The museum recognizes toys that have engaged and delighted multiple generations. Criteria for induction include: Icon-status (the toy is widely recognized, respected, and remembered); Longevity (the toy is more than a passing fad and has enjoyed popularity over multiple generations); Discovery (the toy fosters learning, creativity, or discovery through play); and Innovation (the toy profoundly changed play or toy design). Anyone can nominate a toy to the National Toy Hall of Fame. Final selections are made on the advice of historians, educators, and other individuals who exemplify learning, creativity, and discovery through their lives and careers.

To date, 74 toys have been inducted into the National Toy Hall of Fame, some of which are: alphabet blocks, Big Wheel, blanket, bubbles, Candy Land, cardboard box, checkers,  Crayola Crayons, dollhouse, Easy-Bake Oven, Etch A Sketch, Frisbee, G.I. Joe,  Hot Wheels, , jack-in-the-box, jacks, Jenga, jigsaw puzzle, jump rope, kite, LEGO, Lionel Trains, green army men, Magic 8 Ball, Matchbox Cars, Monopoly, Mr. Potato Head, paper airplane, Radio Flyer Wagon, rocking horse, Rubik’s Cube, sidewalk chalk, Silly Putty, Slinky, Star Wars action figures, stick, Super Soaker, swing, teddy bear, Tonka Trucks, Twister View-Master, and Wiffle Ball.

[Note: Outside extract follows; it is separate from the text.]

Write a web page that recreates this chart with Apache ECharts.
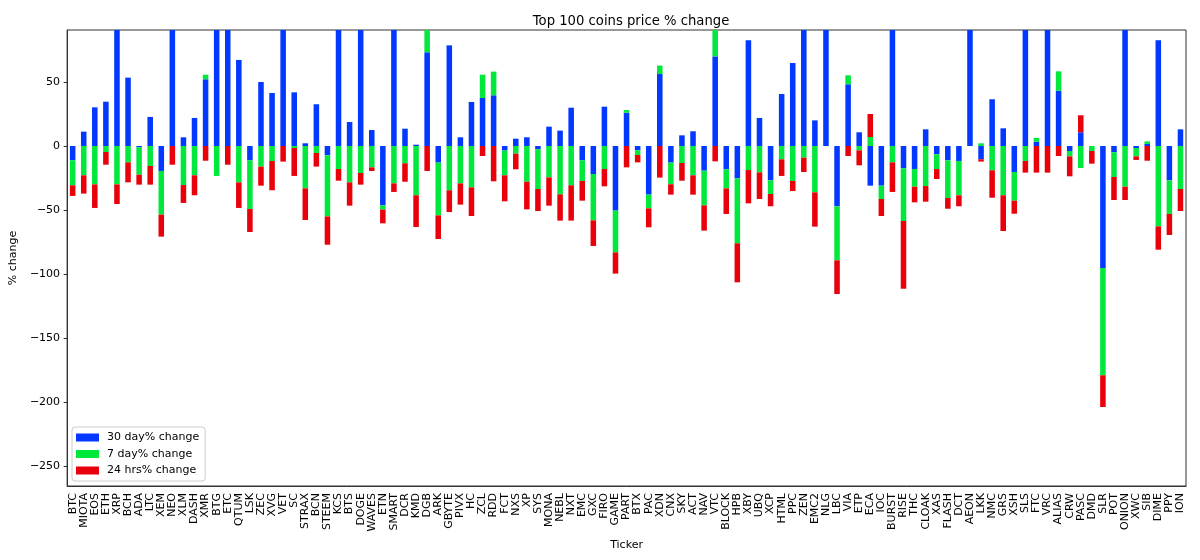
<!DOCTYPE html>
<html>
<head>
<meta charset="utf-8">
<script src="https://cdn.jsdelivr.net/npm/echarts@6/dist/echarts.min.js"></script>
<style>html,body{margin:0;padding:0;background:#fff;}#c{width:1200px;height:560px;}</style>
</head>
<body>
<div id="c"></div>
<script>
const tickers = ["BTC","MIOTA","EOS","ETH","XRP","BCH","ADA","LTC","XEM","NEO","XLM","DASH","XMR","BTG","ETC","QTUM","LSK","ZEC","XVG","VET","SC","STRAX","BCN","STEEM","KCS","BTS","DOGE","WAVES","ETN","SMART","DCR","KMD","DGB","ARK","GBYTE","PIVX","HC","ZCL","RDD","FCT","NXS","XP","SYS","MONA","NEBL","NXT","EMC","GXC","FIRO","GAME","PART","BTX","PAC","XDN","CNX","SKY","ACT","NAV","VTC","BLOCK","HPB","XBY","UBQ","XCP","HTML","PPC","ZEN","EMC2","NLG","LBC","VIA","ETP","ECA","IOC","BURST","RISE","THC","CLOAK","XAS","FLASH","DCT","AEON","LKK","NMC","GRS","XSH","SLS","FTC","VRC","ALIAS","CRW","PASC","DMD","SLR","POT","ONION","XWC","SIB","DIME","PPY","ION"];

const change30d = [-11.2,11.2,30.2,34.6,140,53.4,-1,22.7,-19.5,130,6.8,21.9,52.1,120,110,67.2,-11.2,50,41.4,160,41.9,2.1,32.6,-7.3,100,18.75,200,12.5,-46.4,150,13.5,1,73.2,-13,78.6,6.8,34.4,37.5,39.6,-3.6,5.7,6.8,-2.6,15.1,12,29.9,-11.2,-21.9,30.7,-50.5,26,-3.4,-38,56.2,-13,8.3,11.5,-19.3,70,-18.2,-25.3,82.6,21.9,-26.8,40.6,64.8,130,20,110,-47.1,48.2,10.7,-31,-31,170,-17.4,-18,13,-6.5,-11.2,-11.7,250,-10.4,36.5,13.8,-20.3,140,3.4,120,43.2,-3.9,10.7,0,-95.3,-4.9,160,-1.6,1.6,82.6,-26.8,13];

const change7d = [-19.5,-22.9,-30,-4.7,-30,-12.8,-21.4,-15.6,-34.1,0,-30.5,-22.9,3.6,-23.4,0,-28.4,-38,-16.1,-11.7,0,-1.6,-33.1,-5.5,-47.7,-18,-28.4,-21.1,-16.7,-3.3,-29.2,-13.5,-38.5,20,-41.2,-34.6,-29.2,-32.3,18.2,18.5,-19.3,-6,-27.9,-31,-24.5,-37.8,-30.7,-16.1,-36.2,-18,-32.6,2.1,-3.6,-10.7,6.6,-16.9,-13.3,-22.9,-27.1,22,-14.9,-50.7,-18.8,-20.6,-10.7,-10.4,-27.3,-9.1,-36.2,0,-42.2,7,-3.4,7,-10.4,-12.8,-41.2,-13.8,-31.3,-11.5,-29.4,-26.8,0,2.1,-19,-38.5,-22.4,-11.7,2.9,0,15.1,-4.2,-17.2,-3.9,-83.8,-19.3,-31.8,-6.5,2,-62.8,-26.3,-33.6];

const change24h = [-8.3,-14.3,-18.4,-9.9,-15.3,-15.6,-7.8,-14.6,-17.2,-14.6,-14,-15.6,-11.5,0,-14.6,-20,-18,-14.9,-22.9,-12.2,-21.8,-24.7,-10.6,-22.1,-9.1,-18.2,-9.1,-2.8,-10.7,-6.7,-14.4,-24.8,-19.5,-18.5,-17,-16.6,-22.4,-7.8,-27.6,-20.3,-12.2,-21.6,-17.2,-22.1,-20.5,-27.6,-15.4,-20,-13.5,-16.6,-16.7,-5.8,-14.8,-24.7,-8.1,-13.8,-15.1,-19.7,-12,-20,-30.5,-26,-20.8,-9.6,-13,-7.9,-11.2,-26.8,0,-26.3,-7.8,-11.7,18,-13.3,-23.1,-52.9,-12.2,-12.2,-7.8,-8.4,-8.6,0,-1.8,-21.4,-27.9,-10.2,-9.1,-20.8,-20.8,-7.8,-15.6,13.3,-9.9,-24.8,-18,-10.4,-2.8,-11.5,-18.2,-16.4,-17.2];

const yTicks = [-250,-200,-150,-100,-50,0,50];
const seriesNames = ["30 day% change","7 day% change","24 hrs% change"];

const FONT = "DejaVu Sans";
const FS = 11;
const chart = echarts.init(document.getElementById('c'), null, {renderer:'canvas'});
const colors = ['#0238ff','#00e83c','#e8000b'];
const mk = (name, data, color) => ({
  name, type:'bar', stack:'total', data, barWidth:'50%', clip:true,
  itemStyle:{color}, emphasis:{disabled:true}
});
chart.setOption({
  animation:false,
  textStyle:{fontFamily:FONT},
  title:{text:'Top 100 coins price % change', left:626, textAlign:'center', top:10,
    textStyle:{fontFamily:FONT, fontSize:13.2, fontWeight:'normal', color:'#000'}},
  grid:{left:66, right:14, top:30, bottom:74, show:true, borderColor:'#333', borderWidth:1, backgroundColor:'transparent'},
  legend:{orient:'vertical', left:72, top:427, padding:[4,6,4,4], itemGap:3.5, itemWidth:23, itemHeight:8,
    icon:'rect', backgroundColor:'#fff', borderColor:'#ccc', borderWidth:1, borderRadius:3,
    textStyle:{fontFamily:FONT, fontSize:FS, color:'#000', padding:[0,0,0,3], lineHeight:13},
    data:seriesNames},
  xAxis:{type:'category', data:tickers, name:'Ticker', nameLocation:'middle', nameGap:50,
    nameTextStyle:{fontFamily:FONT, fontSize:FS, color:'#000'},
    axisLine:{onZero:false, lineStyle:{color:'#333', width:1}},
    axisTick:{alignWithLabel:true, length:3.5, lineStyle:{color:'#333'}},
    axisLabel:{interval:0, rotate:90, margin:7, fontFamily:FONT, fontSize:FS, color:'#000'},
    splitLine:{show:false}},
  yAxis:{type:'value', min:-265.6, max:90.6, name:'% change', nameLocation:'middle', nameGap:43,
    nameTextStyle:{fontFamily:FONT, fontSize:FS, color:'#000'},
    axisLine:{show:true, lineStyle:{color:'#333', width:1}},
    axisTick:{show:true, length:3.5, customValues:yTicks, lineStyle:{color:'#333'}},
    axisLabel:{customValues:yTicks, margin:7, fontFamily:FONT, fontSize:FS, color:'#000',
      formatter:v=>String(v).replace('-','\u2212')},
    splitLine:{show:false}},
  series:[mk(seriesNames[0],change30d,colors[0]), mk(seriesNames[1],change7d,colors[1]), mk(seriesNames[2],change24h,colors[2])]
});
</script>
</body>
</html>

i’m totally on team ‘sand’

and while pinatas are one of my favorite things in the world

sand is the best toy ever

Sand may be the most universal and oldest toy in the world. Educator Maria Montessori has argued that sand “is only one substance that the modern child is allowed to handle quite freely.” Children recognize sand as a creative material suitable for pouring, scooping, sieving, raking, and measuring. Wet sand is even better, ready for kids to construct, shape, and sculpt. Sand provides unique opportunities for tactical, physical, cooperative, creative, and independent free play.

“to this day, i have the most fond memories of some of my old toys.”

-michael keaton

 

 

credits: s. rhinewald, strong’s national toy hall of fame

www.toyhalloffame.org

museumofplay.org

61 responses »

  1. first cab 🙂 a number of beach councils run Sandcastle Comps every year; they are very well attended, crafted by adults and children alike, and grace the shores of local beaches ; the sea gulls stare in astonishment 🙂

    Liked by 1 person

  2. My nephew recently brought along various types of rocks on a recent trip to the beach. He hid the different rocks in the sand where his almost 3 year old son was playing. Then his son would find the rocks and be curious about them. The idea was to foster an interest in geology.

    On that same trip, my great nephew (the young son) and I would make “drip sandcastles” – with wet sand. He enjoyed knocking them down. Sand is such a great toy!

    Your post makes me want to visit that toy museum!

    Liked by 1 person

  3. Years ago I wanted my kids to come and get their stuff. Neither had room for it all. But each said, “Don’t throw away the games and blocks and Barbies etc!”
    They didn’t use the word toys but that’s what they meant.

    I cried when I found my mother gave away all my Nancy Drew books. They weren’t exactly toys. But then I didn’t have a sandbox. ;(

    Liked by 1 person

  4. What a marvelous post, Beth. I remember a sandbox when I was a little kid. We didn’t keep it very long, because my grandmother’s cats (she lived next door) used it as a litterbox… But I did love to make “mud pies” whenever it rained. I wasn’t above throwing one at the boys now and then either. 😀
    Hugs on the wing.

    Liked by 1 person

  5. I don’t see how billiards is a toy when the majority of children cannot participate in it. That’s like saying roulette is a toy. But I’m all for celebrating things that open children’s imaginations and creativity and bring them joy.

    Liked by 1 person

  6. So interesting. We weren’t a toy family. My daughter preferred bears to dolls and books about bears or anything else was always how she spent her time. Her older brother loved his big wheel and books. I have very odd children. Of course that’s my go to as well. They have an odd mother.